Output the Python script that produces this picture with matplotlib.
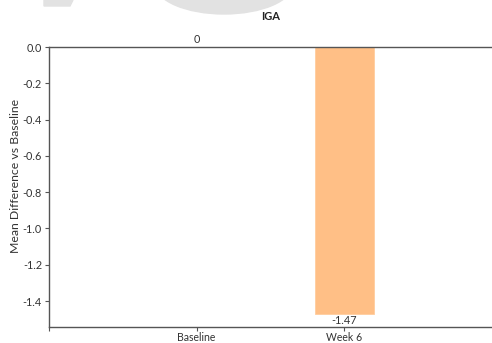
import numpy as np
import matplotlib
matplotlib.use("Agg")
from matplotlib import pyplot as plt
from matplotlib.patches import Polygon, Ellipse

categories = ["Baseline", "Week 6"]
values = [0, -1.47]
value_labels = ["0", "-1.47"]
y_ticks = [0.0, -0.2, -0.4, -0.6, -0.8, -1.0, -1.2, -1.4]

plt.rcParams['font.family'] = ['Lato', 'DejaVu Sans']

W, H = 492, 343
fig = plt.figure(figsize=(W / 100, H / 100), dpi=100)
ax = fig.add_axes([49 / W, 1 - 327 / H, 1 - 49 / W, (327 - 47) / H])

# faint watermark pieces cut off at the top of the image
fig.patches.append(Polygon([[44 / W, 1], [73 / W, 1], [70 / W, 1 - 6 / H], [44 / W, 1 - 6 / H]],
                           closed=True, transform=fig.transFigure, color="#e2e2e2", zorder=0))
fig.patches.append(Ellipse((224 / W, 1 + 16 / H), 138 / W, 60 / H,
                           transform=fig.transFigure, color="#e2e2e2", zorder=0))

x = np.arange(len(categories))
ax.bar(x, values, width=0.4, color="#ffbf86", edgecolor="#ffcd9e", linewidth=0.6, zorder=2)

for xi, v, lab in zip(x, values, value_labels):
    if v >= 0:
        ax.text(xi, v + 0.01, lab, ha="center", va="bottom", fontsize=7.8, color="#333333")
    else:
        ax.text(xi, v - 0.005, lab, ha="center", va="top", fontsize=7.8, color="#333333")

ax.set_xlim(-1, 2)
ax.set_ylim(-1.543, 0)
ax.set_xticks([-1] + list(x))
ax.set_xticklabels([""] + categories, fontsize=7.6, color="#333333")
ax.set_yticks(y_ticks)
ax.set_yticklabels(["%.1f" % t for t in y_ticks], fontsize=7.8, color="#333333")
ax.tick_params(length=3, width=0.8, color="#555555", pad=2)
ax.tick_params(axis="x", pad=0.5)

for s in ["left", "bottom", "top"]:
    ax.spines[s].set_color("#555555")
    ax.spines[s].set_linewidth(1)
ax.spines["right"].set_visible(False)

ax.set_ylabel("Mean Difference vs Baseline", fontsize=8.8, color="#333333")
ax.yaxis.set_label_coords(-0.064, 0.54)
fig.text((49 + W) / 2 / W, 1 - 16 / H, "IGA", ha="center", va="center",
         fontsize=8, fontweight="bold", color="#222222")

fig.savefig("out.png", dpi=100)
+---+
### WORK REQUIRED:
Write the full listing out again with every line unchanged, but include no pictures.

### SOLUTION FOR THIS PROBLEM:
Output the Python script that produces this picture with matplotlib.
import numpy as np
import matplotlib
matplotlib.use("Agg")
from matplotlib import pyplot as plt
from matplotlib.patches import Polygon, Ellipse

categories = ["Baseline", "Week 6"]
values = [0, -1.47]
value_labels = ["0", "-1.47"]
y_ticks = [0.0, -0.2, -0.4, -0.6, -0.8, -1.0, -1.2, -1.4]

plt.rcParams['font.family'] = ['Lato', 'DejaVu Sans']

W, H = 492, 343
fig = plt.figure(figsize=(W / 100, H / 100), dpi=100)
ax = fig.add_axes([49 / W, 1 - 327 / H, 1 - 49 / W, (327 - 47) / H])

# faint watermark pieces cut off at the top of the image
fig.patches.append(Polygon([[44 / W, 1], [73 / W, 1], [70 / W, 1 - 6 / H], [44 / W, 1 - 6 / H]],
                           closed=True, transform=fig.transFigure, color="#e2e2e2", zorder=0))
fig.patches.append(Ellipse((224 / W, 1 + 16 / H), 138 / W, 60 / H,
                           transform=fig.transFigure, color="#e2e2e2", zorder=0))

x = np.arange(len(categories))
ax.bar(x, values, width=0.4, color="#ffbf86", edgecolor="#ffcd9e", linewidth=0.6, zorder=2)

for xi, v, lab in zip(x, values, value_labels):
    if v >= 0:
        ax.text(xi, v + 0.01, lab, ha="center", va="bottom", fontsize=7.8, color="#333333")
    else:
        ax.text(xi, v - 0.005, lab, ha="center", va="top", fontsize=7.8, color="#333333")

ax.set_xlim(-1, 2)
ax.set_ylim(-1.543, 0)
ax.set_xticks([-1] + list(x))
ax.set_xticklabels([""] + categories, fontsize=7.6, color="#333333")
ax.set_yticks(y_ticks)
ax.set_yticklabels(["%.1f" % t for t in y_ticks], fontsize=7.8, color="#333333")
ax.tick_params(length=3, width=0.8, color="#555555", pad=2)
ax.tick_params(axis="x", pad=0.5)

for s in ["left", "bottom", "top"]:
    ax.spines[s].set_color("#555555")
    ax.spines[s].set_linewidth(1)
ax.spines["right"].set_visible(False)

ax.set_ylabel("Mean Difference vs Baseline", fontsize=8.8, color="#333333")
ax.yaxis.set_label_coords(-0.064, 0.54)
fig.text((49 + W) / 2 / W, 1 - 16 / H, "IGA", ha="center", va="center",
         fontsize=8, fontweight="bold", color="#222222")

fig.savefig("out.png", dpi=100)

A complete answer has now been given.